The ordinance prohibits panhandling within 25 feet of intersections, crosswalks, entrances to and exits from shopping plazas or districts, commercial and business establishments, libraries, churches and schools (both public and private) and service stations, as well as automated teller machines, bus stops and sidewalk/outdoor cafés.

It also prohibits panhandling on public transportation and on privately owned property in which the owner has posted a sign prohibiting the activity.

Anyone who violates the ordinance is subject to a misdemeanor charge and a fine of up to $100.

In addition, the ordinance deals with aggressive panhandling, which is defined as “acting in a manner that a reasonable person would find intimidating.” The fine for that is up to $250, and the offense is a fourth-degree misdemeanor.

At the meeting to express his support was Bath Township Administrator Vito Sinopoli, who said he was happy to see the ordinance adopted.

“I think it will provide our communities and law enforcement another tool to address the issue of panhandling,” Sinopoli said.

He added he had been hearing from Bath Township residents who were concerned with panhandling activity taking place in the Montrose area.
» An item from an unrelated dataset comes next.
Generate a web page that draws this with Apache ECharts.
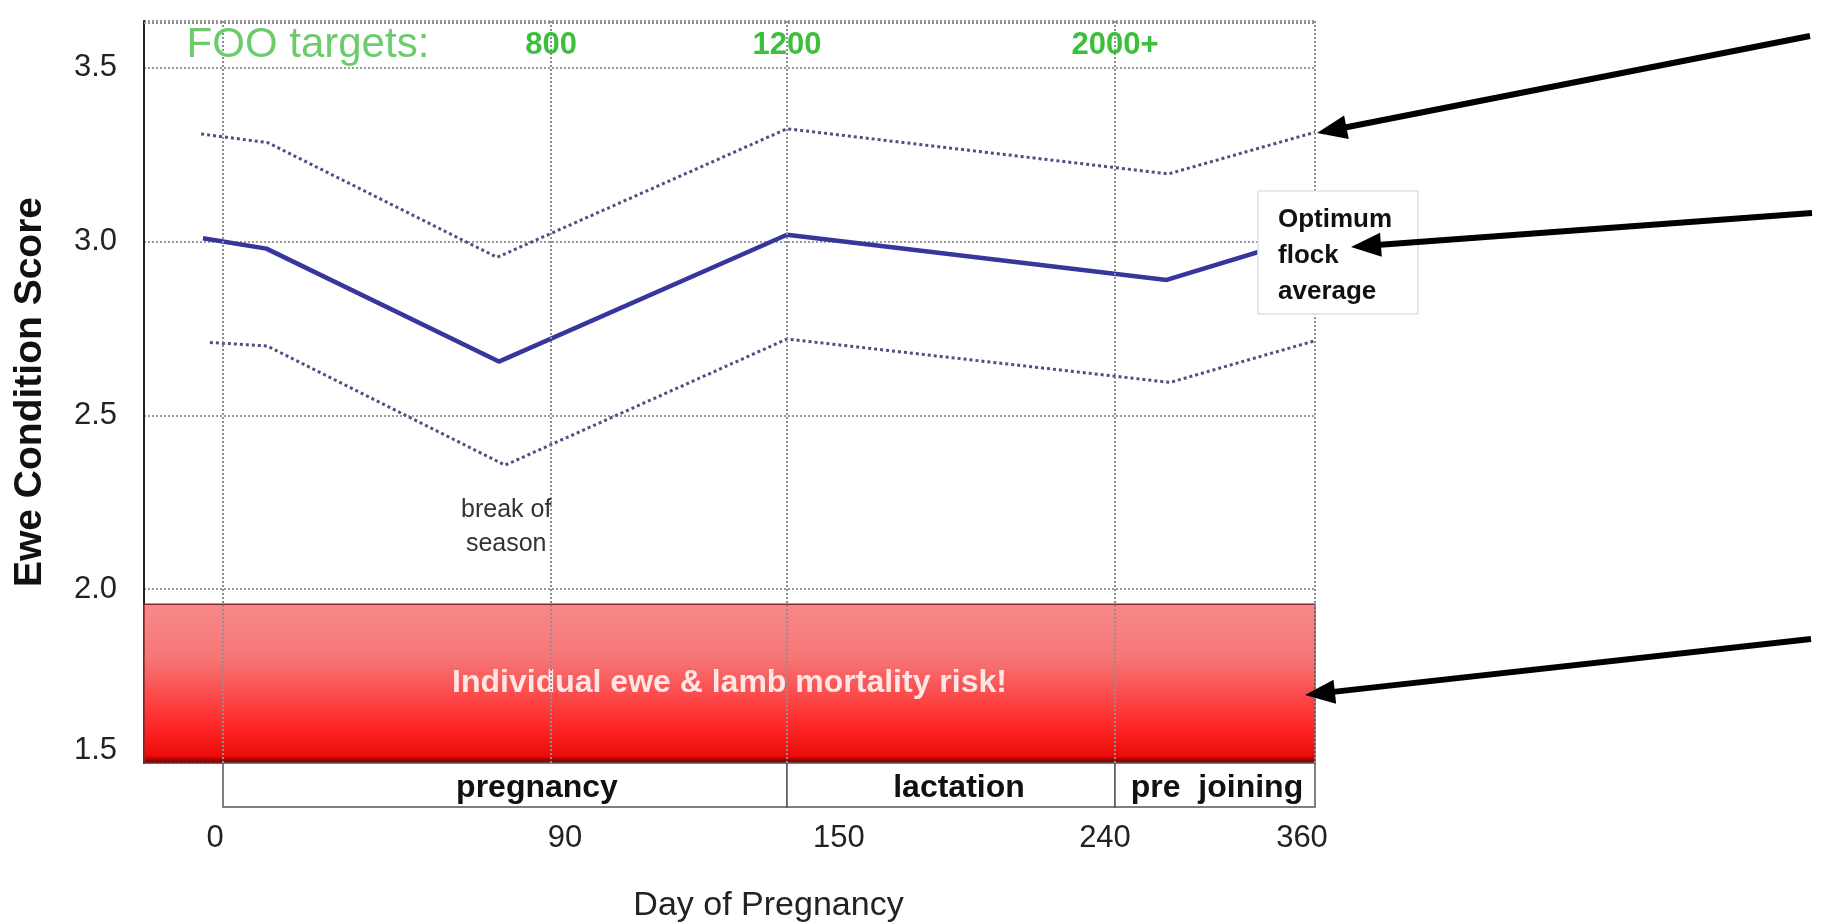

Chief among the concerns is safety, especially when a driver stops in traffic to give money to a panhandler.

Sinopoli said Akron and Fairlawn had already enacted legislation regarding panhandling, but the townships were without any ordinance until now. He said some communities, like Copley, used existing traffic laws to put a stop to panhandling, but having the ordinance now makes it more consistent for Summit County townships to deal with the issue.

After the meeting, Sinopoli said even though the ordinance is now in effect, he didn’t expect enforcement to begin immediately.

“I’m going to review this with our police department and explain to the officers what the law provides and its enforcement mechanisms,” he said.

Officers also will share the information with panhandlers frequenting Montrose, he said.

In other business, introduced as a late filing but not discussed was an ordinance that would increase the county’s Animal Control dog licensing fees and provide multi-year licensing options.

As proposed, the ordinance would raise the annual fee for a dog license to $18 from the current $14 and raise kennel fees from $50 to $80. Also proposed is a lowering of the dog adoption fee from $90 to $76, plus the cost of the license. The ordinance will be discussed during the next Rules Committee meeting.

Also introduced was a resolution that would reduce the number of members of the Alcohol, Drug Addiction and Mental Health Services Board to 14 from the current 18.

In addition, Council adopted a new investment policy for the county’s Investment Advisory Board. Revising policies adopted in October 2011, the new legislation would allow investments in debt interest issued by foreign nations, according to county officials.

Council also adopted:

  • a contract renewal with Inmate Calling Solutions LLC for inmate pay phone services at the Summit County Jail, for the contract year beginning July 15 through July 14, 2014, at a commission rate of 70 percent;
  • a resolution stating condominium residents on Creekstone Parkway and Clifford Drive in Copley be assessed individually for drainage maintenance $119 annually;
  • amending appropriations by $7,000 to allow money not needed for parking deck maintenance to pay for the demolition of the Veterans Service Commission’s former offices on Park Street; and
  • two pieces of legislation related to the county’s land bank, the Summit County Land Reutilization Corp. (SCLRC), that would amend the county’s codified ordinances to give the county fiscal officer and county executive authority to provide administrative services to the SCLRC and authorize a three-year agreement between the land bank and the county.

Council will meet for committee meetings Aug. 5 at 4:30 p.m. in Council Chambers on the seventh floor of the Ohio Building, 175 S. Main St.